One challenge here is that different consumers’ interests are not always aligned. For example, as noted above, in a competitive market context one consumer’s ‘loyalty penalty’ could be paying for another consumer’s ‘introductory discount’. Banning loyalty penalties in such circumstances would involve consciously redistributing money from one group of users to another.
Distributional decisions that involve difficult value judgments about winners and losers are traditionally the purview of elected representatives. In order to turn these distributional questions into a set of guidelines for ‘technocratic’ regulators to follow, policymakers would need to provide clarity on the weight to place on the interests of different groups of consumers. In the context of loyalty penalties, the CMA might have felt more compelled to call for intervention on the basis that – in addition to concerns that it was unfair to punish loyal customers with higher prices – the service users least likely to switch provider were disproportionately likely to come from vulnerable backgrounds.
However, fairness and vulnerability are slippery concepts that evade simple definition. As we have explored in a previous article, fairness is a natural theme for politicians, but regulators have struggled to flesh out what fairness in pricing means in practice. And while there are a number of characteristics that might correlate with vulnerability (age, income, educational level and so on), Lord Tyrie himself appeared to favour a much broader definition that included anyone who was “time poor” in an age where the digitilisation of the economy had, in his view, “rendered previously confident and capable consumers vulnerable to getting bad deals and poor service”. His conclusion: “We are all vulnerable now.” While the observation that anyone can be vulnerable at certain times and in certain circumstances may well be true, it illustrates the difficulty that policymakers would face in providing a simple, mechanistic set of guidelines for the CMA to follow when weighing up the interests of different groups as part of an overriding consumer interest duty. After all, if everyone is vulnerable the concept cannot serve as a clear-cut guide to identifying which customers should get priority treatment.
Where to next?
In stepping down from the CMA after just two years at the helm, Lord Tyrie is leaving the future direction of UK competition policy in an even greater state of uncertainty than he found it. He leaves the CMA in a difficult position, having publicly called for new powers and responsibilities only for those calls to fall on deaf (or at least distracted) ears. Businesses find themselves operating in an information void, with no clarity on whether regulators or policymakers tolerate pricing practices that are commonplace across a wide range of consumer markets. And, most fundamentally, his departure leaves consumers in limbo, with a confusing mix of messages about whether they should be fending for their own interests by actively engaging in markets or sitting back and letting regulators intervene on their behalf with price controls.
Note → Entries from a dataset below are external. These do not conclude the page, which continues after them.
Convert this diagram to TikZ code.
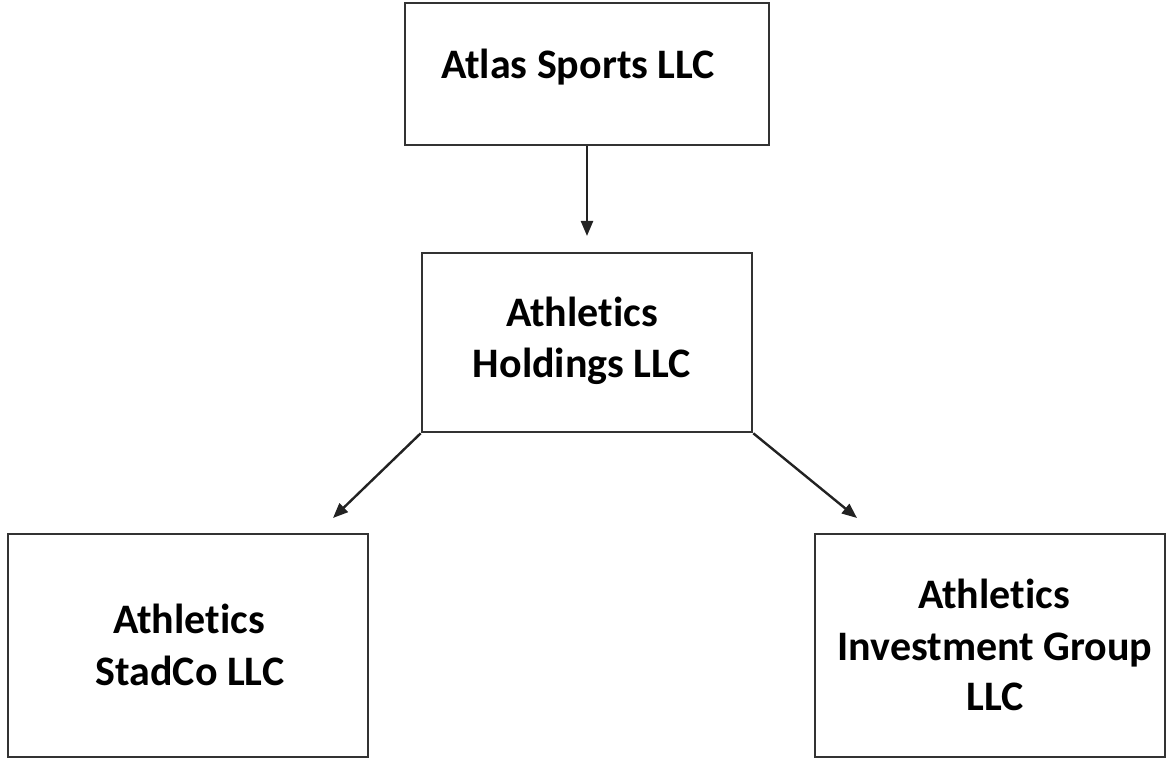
\documentclass[tikz,border=0pt]{standalone}
\usepackage{fontspec}
\setmainfont{Carlito}[RawFeature={-liga}]
\usetikzlibrary{arrows.meta}
\definecolor{boxline}{HTML}{333333}
\definecolor{arrline}{HTML}{222222}
\tikzset{
  box/.style={draw=boxline, line width=2.6pt, rectangle, inner sep=0pt, fill=none},
  lbl/.style={anchor=base, inner sep=0pt, font=\fontsize{42}{51}\selectfont\bfseries, text=black},
  conn/.style={draw=arrline, line width=2.4pt, -{Triangle[length=15pt,width=12pt]}}
}
\begin{document}
\begin{tikzpicture}[x=1pt,y=-1pt]
\useasboundingbox (0,0) rectangle (1171,759);
% boxes
\node[box, minimum width=364pt, minimum height=142pt] (top) at (587,74) {};
\node[box, minimum width=330pt, minimum height=179pt] (mid) at (587,342.5) {};
\node[box, minimum width=360pt, minimum height=223pt] (left) at (188,645.5) {};
\node[box, minimum width=350pt, minimum height=223pt] (right) at (990,645.5) {};
% labels
\node[lbl] (t1) at (578,79) {Atlas Sports LLC};
\node[lbl] (m1) at (582,327) {Athletics};
\node[lbl] (m2) at (582,378) {Holdings LLC};
\node[lbl] (l1) at (189,633) {Athletics};
\node[lbl] (l2) at (190,685) {StadCo LLC};
\node[lbl] (r1) at (994,608) {Athletics};
\node[lbl] (r2) at (995,660) {Investment Group};
\node[lbl] (r3) at (995,710) {LLC};
% arrow tips
\coordinate (a1) at (587,236);
\coordinate (a2) at (333,518);
\coordinate (a3) at (857,518);
\draw[conn] (top.south) -- (a1);
\draw[conn] (mid.south west) -- (a2);
\draw[conn] (mid.south east) -- (a3);
\end{tikzpicture}
\end{document}
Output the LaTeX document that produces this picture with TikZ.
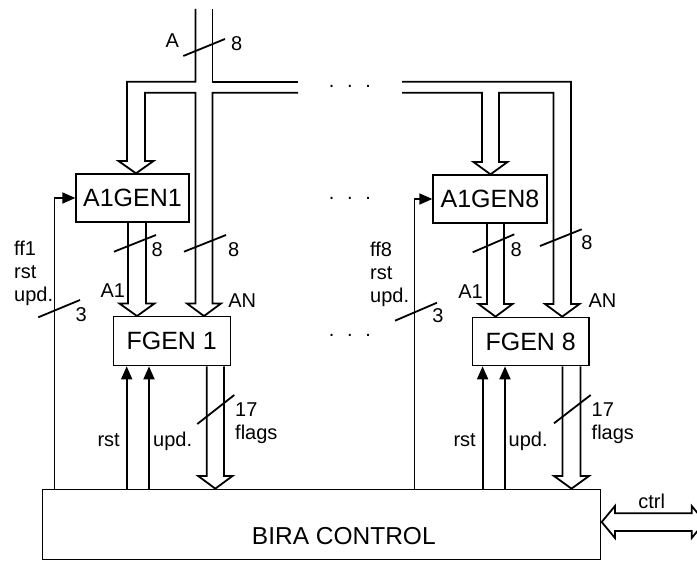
\documentclass[tikz,border=0pt]{standalone}
\usepackage{fontspec}
\setmainfont{Liberation Sans}
\usetikzlibrary{arrows.meta}
\newcommand\labfont{\fontsize{20}{23}\selectfont}
\newcommand\boxfont{\fontsize{25}{30}\selectfont}
\newcommand\threedots{.\kern12.7pt.\kern12.7pt.}
\begin{document}
\begin{tikzpicture}[x=1pt,y=-1pt,
  every node/.style={inner sep=0pt,font=\labfont},
  blk/.style={draw,line width=1.3pt,font=\boxfont,inner sep=0pt},
  bus/.style={draw,line width=1.8pt,line join=miter},
  sig/.style={draw,line width=1.8pt,-{Triangle[length=13pt,width=11pt]}},
  tick/.style={draw,line width=1.8pt}]
\useasboundingbox (0,0) rectangle (697,561);
\clip (0,0) rectangle (697,561);

% boxes
\node[blk,minimum width=113pt,minimum height=48pt] (a1gen1) at (132.5,198) {A1GEN1};
\node[blk,minimum width=114pt,minimum height=48pt] (a1gen8) at (490,199) {A1GEN8};
\node[blk,minimum width=117pt,minimum height=49pt] (fgen1) at (171.7,341.2) {FGEN 1};
\node[blk,minimum width=116.7pt,minimum height=48.4pt] (fgen8) at (530.7,341.5) {FGEN 8};
\node[blk,minimum width=558.2pt,minimum height=70pt] (bira) at (321.6,524.3) {};
\node[font=\fontsize{24.5}{29}\selectfont] (biratext) at (343.8,536.5) {BIRA CONTROL};

% top bus, block 1
\draw[bus] (195.5,9) -- (195.5,81.7) -- (127,81.7) -- (127,161) -- (118.5,161)
  -- (136,0 |- a1gen1.north) -- (153.5,161) -- (145,161) -- (145,92.7)
  -- (195.5,92.7) -- (195.5,303.5) -- (187,303.5) -- (204,0 |- fgen1.north)
  -- (221,303.5) -- (212.5,303.5) -- (212.5,92.7) -- (298,92.7);
\draw[bus] (212.5,9) -- (212.5,81.7) -- (298,81.7);

% top bus, block 8
\draw[bus] (402,92.7) -- (482,92.7) -- (482,162) -- (473.5,162)
  -- (490.5,0 |- a1gen8.north) -- (507.5,162) -- (499,162) -- (499,92.7)
  -- (553.5,92.7) -- (553.5,304) -- (545,304) -- (562.2,0 |- fgen8.north)
  -- (579.5,304) -- (571,304) -- (571,81.7) -- (402,81.7);

% A1 arrows
\draw[bus] (128,0 |- a1gen1.south) -- (128,303.5) -- (119.5,303.5) -- (137,0 |- fgen1.north)
  -- (154.5,303.5) -- (146,303.5) -- (146,0 |- a1gen1.south);
\draw[bus] (487,0 |- a1gen8.south) -- (487,304) -- (478.5,304) -- (495.5,0 |- fgen8.north)
  -- (512.5,304) -- (504,304) -- (504,0 |- a1gen8.south);

% flags arrows
\draw[bus] (206.7,0 |- fgen1.south) -- (206.7,476) -- (198.2,476) -- (215.3,0 |- bira.north)
  -- (232.5,476) -- (224,476) -- (224,0 |- fgen1.south);
\draw[bus] (562.5,0 |- fgen8.south) -- (562.5,476) -- (554,476) -- (571.5,0 |- bira.north)
  -- (589,476) -- (580.5,476) -- (580.5,0 |- fgen8.south);

% ctrl double arrow
\draw[bus] (691.7,513.3) -- (615,513.3) -- (615,506) -- (601.7,522) -- (615,538)
  -- (615,531) -- (691.7,531) -- (691.7,538) -- (705,522) -- (691.7,506) -- cycle;

% thin signal arrows
\draw[sig] (54.5,0 |- bira.north) |- (a1gen1.west);
\draw[sig] (414.5,0 |- bira.north) |- (a1gen8.west);
\draw[sig] (126.7,0 |- bira.north) -- (126.7,0 |- fgen1.south);
\draw[sig] (149,0 |- bira.north) -- (149,0 |- fgen1.south);
\draw[sig] (482.6,0 |- bira.north) -- (482.6,0 |- fgen8.south);
\draw[sig] (505,0 |- bira.north) -- (505,0 |- fgen8.south);

% width ticks
\draw[tick] (183.3,56) -- (225,39);
\draw[tick] (38.3,317.3) -- (80,300);
\draw[tick] (114,251.7) -- (156,235);
\draw[tick] (184,251.7) -- (226,235);
\draw[tick] (197.3,424) -- (234.3,395);
\draw[tick] (395,320.7) -- (437,302.7);
\draw[tick] (472.7,252.3) -- (514.3,234.3);
\draw[tick] (540,246) -- (581.7,229.3);
\draw[tick] (554,423.3) -- (590.7,395);

% labels
\node (lA) at (172.3,40.5) {A};
\node (lA8) at (236.7,43.3) {8};
\node (l3a) at (81.2,315) {3};
\node (l3b) at (438,315.5) {3};
\node (l8a) at (157.3,249.2) {8};
\node (l8b) at (233.7,249.2) {8};
\node (l8c) at (516.3,249.2) {8};
\node (l8d) at (587,242.5) {8};
\node (lA1a) at (112.8,290.7) {A1};
\node (lA1b) at (470.5,291.7) {A1};
\node (lANa) at (242.2,300.5) {AN};
\node (lANb) at (602.5,301) {AN};
\node[anchor=base west] (ff1) at (14,255.5) {ff1};
\node[anchor=base west] (rst1) at (14,278.5) {rst};
\node[anchor=base west] (upd1) at (14,301.5) {upd.};
\node[anchor=base west] (ff8) at (370,256.5) {ff8};
\node[anchor=base west] (rst8) at (370,279.5) {rst};
\node[anchor=base west] (upd8) at (370,302.5) {upd.};
\node[anchor=base west] (n17a) at (235,416.7) {17};
\node[anchor=base west] (fla) at (235,439.5) {flags};
\node[anchor=base west] (n17b) at (591.5,416.7) {17};
\node[anchor=base west] (flb) at (591.5,440) {flags};
\node[anchor=base east] (rsta) at (120,447) {rst};
\node[anchor=base west] (upda) at (153,447) {upd.};
\node[anchor=base east] (rstb) at (476,447) {rst};
\node[anchor=base west] (updb) at (508.5,447) {upd.};
\node[anchor=base] (ctrl) at (651.7,508.3) {ctrl};

% ellipses
\node[anchor=base] (d1) at (350,87.7) {\threedots};
\node[anchor=base] (d2) at (350,200) {\threedots};
\node[anchor=base] (d3) at (350,337) {\threedots};
\end{tikzpicture}
\end{document}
In challenging the traditional view that the competition authorities need only worry about promoting effective competition, Lord Tyrie was drawing attention to an important issue that is not going away – and that may be becoming more complex as digitalisation changes the way that consumers engage with markets. But in the absence of a simple way of defining what constitutes consumer interests or of weighing up the interests of different groups, interventions that override market competition to protect certain users at the expense of others may need to be led directly by government, rather than being devolved to regulators. In this sense, it will be interesting to see where Lord Tyrie heads next in his quest to lead a “more forceful” campaign for change.